The nearby Battle of Brandy Station on June 9, 1863, remains the largest cavalry engagement of the war, while the Battle of Cedar Mountain and the Battle of Kelly's Ford further established Culpeper’s wartime importance. After Brandy Station, Culpeper served as the launching point for Lee's forces into the Gettysburg Campaign. Later that year, the Confederates were pushed out of the county by the Army of the Potomac in two successive stages. The first occurred in September, when Union forces under Brig. Generals Kilpatrick and Custer captured Culpeper's train depot and pushed the forces of Maj. Gen. J.E.B. Stuart south of the Rapidan River in the Battle of Culpeper Courthouse. Thereafter, Lee's forces engaged in a flanking maneuver against Gen. Meade along the mountainous western edge of the county, leading to a Union retreat towards Centreville; Union forces would rout the offensive, leading Lee to slowly withdraw south towards the Rappahannock. On the night of November 7, Union forces carried out a shock offensive against Lee's fortified positions on the north bank of the river, overwhelming Confederate forces, forcing them to once again retreat south of the Rapidan, and leading to the recapture of Culpeper Count by the Union. Their winter occupation of Culpeper, immediately followed by the Overland Campaign, is considered to have been the largest occupation by either side over the course of the entire war.
President Abraham Lincoln visited Culpeper twice during the war, inspecting Union camps in 1862 and again in 1864. Confederate scout networks operated in the area, including the Brandy Station Signal Corps, which gathered intelligence for Lee’s army.
The courthouse and much of the town suffered extensive damage during repeated occupations. Following the Confederate surrender, Culpeper was rechartered in 1869. The Reconstruction era saw the rise of new civic and religious institutions established by formerly enslaved residents, including churches, the Culpeper Colored School, and St.
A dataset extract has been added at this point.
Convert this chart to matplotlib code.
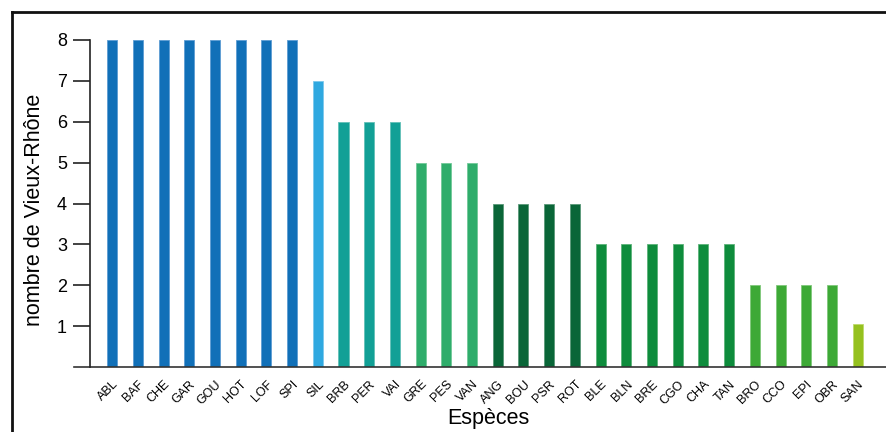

Stephen’s Industrial School for vocational training.
Post-Civil War and twentieth century modernization
In 1870, a fire destroyed the courthouse and several surrounding structures, prompting a wave of rebuilding that shaped the modern downtown’s brick architecture. By the early 1900s, Culpeper featured hotels, banks, a trolley line, and telegraph offices. The agricultural economy remained dominant through the Great Depression, but the town also supported canneries, lumber operations, and small textile mills.During the 1930s, New Deal programs such as the WPA constructed sidewalks, bridges, and schools still in use today. World War II brought further change, with the nearby Culpeper National Cemetery expanded and military training grounds created in surrounding counties. After the war, population growth and automobile travel shifted commerce toward the U.S. Route 29 and U.S. Route 15 corridors.
During the mid-20th century, Culpeper modernized municipal services, built new schools, and participated in regional planning initiatives. In the 1950s, local residents took part in early desegregation efforts at Culpeper High School, covered by the *Charlottesville-Albemarle Tribune* and *Free Lance Star* newspapers. The 1970s saw downtown revitalization and historic preservation programs led by the Choral Society and American Legion, preserving many 19th-century structures.